Dataloader num_workers>1 cuda initialization error 3

Hello everyone,

I have implemented a c++ preprocessor with pybind11. The c++ preprocessor is imported by a customized dataset wraped by One of the preprocessor’s member function is then called in getitem for generating feature/label for further training. It works fine.

Based on this preprocessor, I hope to re-implement part of the feature/label generation function with cuda kernels, then copy the result on gpu to cpu, then pass to the python side. The error shows up: cuda initialization error 3 (points to cudamemcpy/cudamemset/…functions), when i set num_works > 0 (it works fine when num_workers = 0).

Any idea for solving it?

OS: ubuntu 18.04
Pytorch: 1.11.0
Pybind11: 2.10.0
GPU: 3090 *1
Cuda: 11.3


Since you are trying to re-initialize a CUDA context, you would need to use the "spawn" start method as described here.

1 Like

hello @ptrblck
Thanks for the reply.

I am a little bit confused. As the dataloader’s “num_worker” param seems indicating using multi-threads for fetch batches of data, using multi-process(mp.spawn) means using processes instead of threads? I.e., using 64 processes (64 dataloader instance with num_worker=1) instead of using 64 threads (1 dataloader instance with num_worker=64) , such that cuda kernels(based on pybind11) would work inside each dataloader instance?

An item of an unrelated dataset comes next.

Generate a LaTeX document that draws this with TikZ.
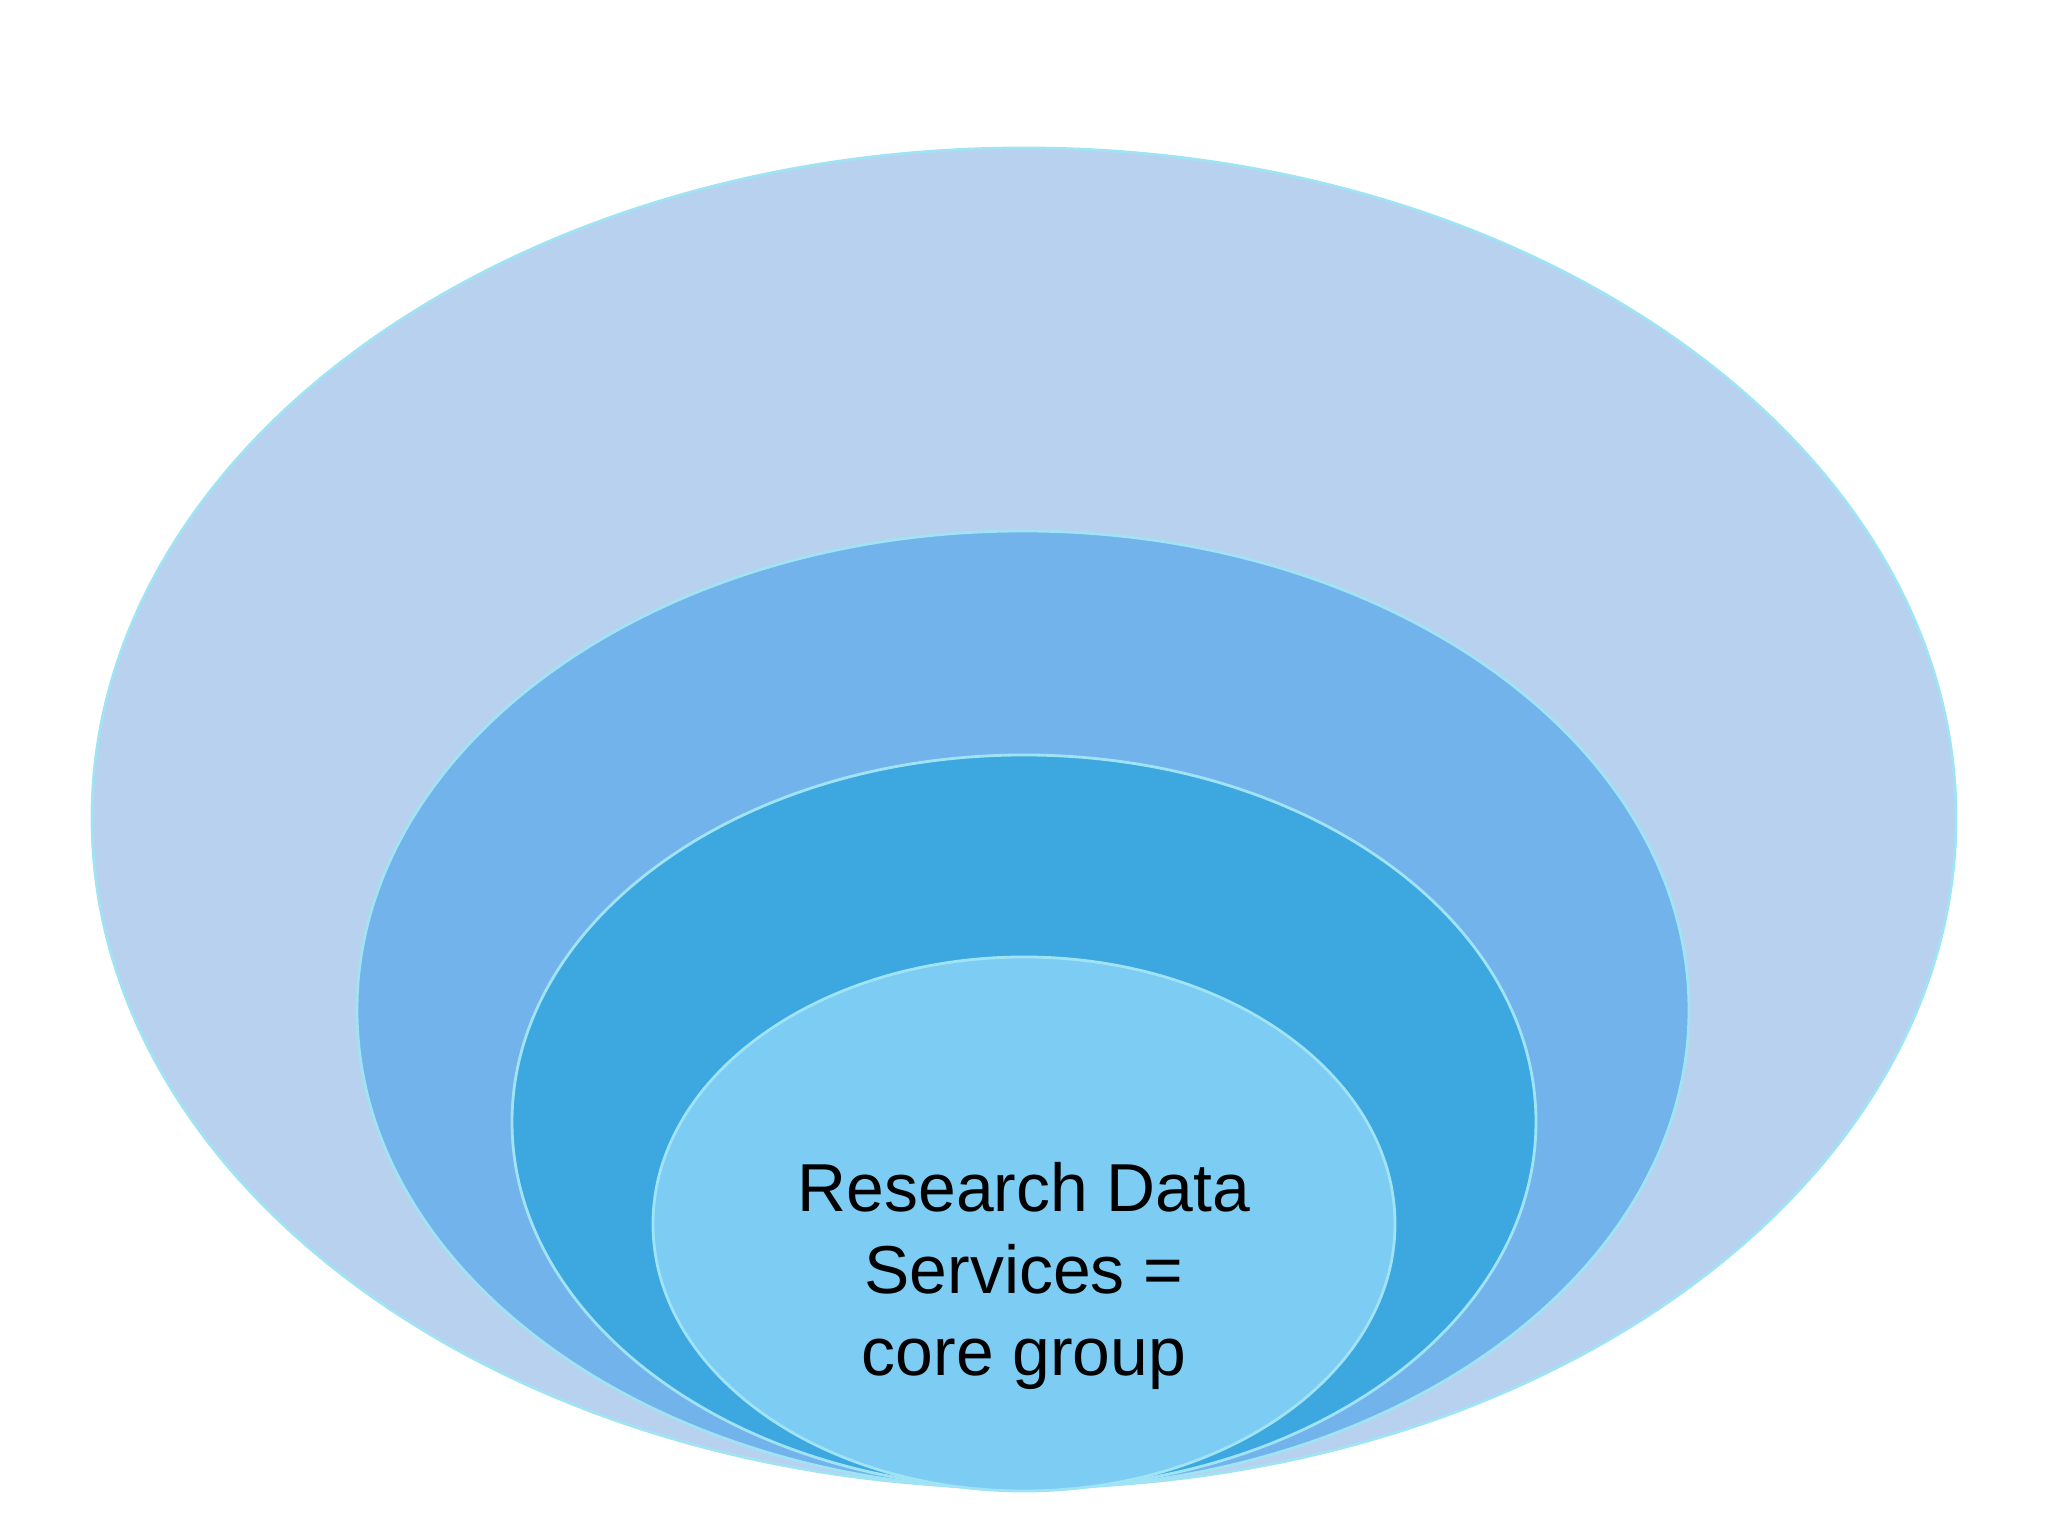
\documentclass[tikz,border=0pt]{standalone}
\usepackage{fontspec}
\setmainfont{Liberation Sans}
\usepackage{xcolor}
\usetikzlibrary{shapes.geometric}

\definecolor{ringA}{HTML}{B8D1EE}
\definecolor{ringB}{HTML}{73B3EB}
\definecolor{ringC}{HTML}{3DA7E0}
\definecolor{ringD}{HTML}{7DCCF3}
\definecolor{rim}{HTML}{9FE3F4}

\begin{document}
\begin{tikzpicture}[ring/.style={ellipse, draw=rim, line width=0.8pt, inner sep=0pt}]
  % Page frame
  \useasboundingbox (0,0) rectangle (20.48,15.36);
  \fill[white] (0,0) rectangle (20.48,15.36);

  % Nested ellipses, largest first
  \node[ring, fill=ringA, minimum width=18.64cm, minimum height=13.40cm] (outer) at (10.24,7.18) {};
  \node[ring, fill=ringB, minimum width=13.32cm, minimum height=9.58cm] (middle) at (10.23,5.26) {};
  \node[ring, fill=ringC, minimum width=10.24cm, minimum height=7.34cm] (inner) at (10.24,4.14) {};
  \node[ring, fill=ringD, minimum width=7.42cm, minimum height=5.34cm] (core) at (10.24,3.12) {};

  \node[align=center, font=\fontsize{19.3}{23.2}\selectfont] (label) at (10.24,2.60) {Research Data\\Services =\\core group};
\end{tikzpicture}
\end{document}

num_workers>=1 will spawn a new process for each worker, so that each of them can load and process a batch of samples in the background while the main process is busy with the model training.
Using mutli-threading is often not a good idea in Python as you would hit the Global Interpreter Lock and might not be able to preload data in the background.

Thanks for helping figure out what is happening @ptrblck

I tried ddp with mp.spawn, it works. Basically, I follow the tutorial here and the error disappears.

It is still unclear for me why torch.multiprocessing works. I did several experiments:

  1. NO mp.spawn , one gpu, num_workers=1, the dataset is initialized 1 times, error occur.
  2. DDP + mp.spawn , two gpu, num_workers=1, the dataset is initialized 4 times, no error.

The key part seems whether the dataset class is initialized for each process (two main processes + two sub-processes for two gpus?) Note: cuda memory is initialized within the c++/cuda preprocessor.

I dig a little into the dataloader’s source code, find that the dataset instance is passed directly to the dataloader as a param and do not find any func calling the dataset’s init().

My questions are:

  1. Do the dataset class being initialized outside the dataloader class in mp.spawn mode?
  2. “re-initialize a CUDA context” mentioned in first comment indicates the cuda memory initialization in c++ side?
  3. how mp.spawn init dataset for each worker while, without mp.spwan, dataset class is initialized only once?

Many thanks for your time.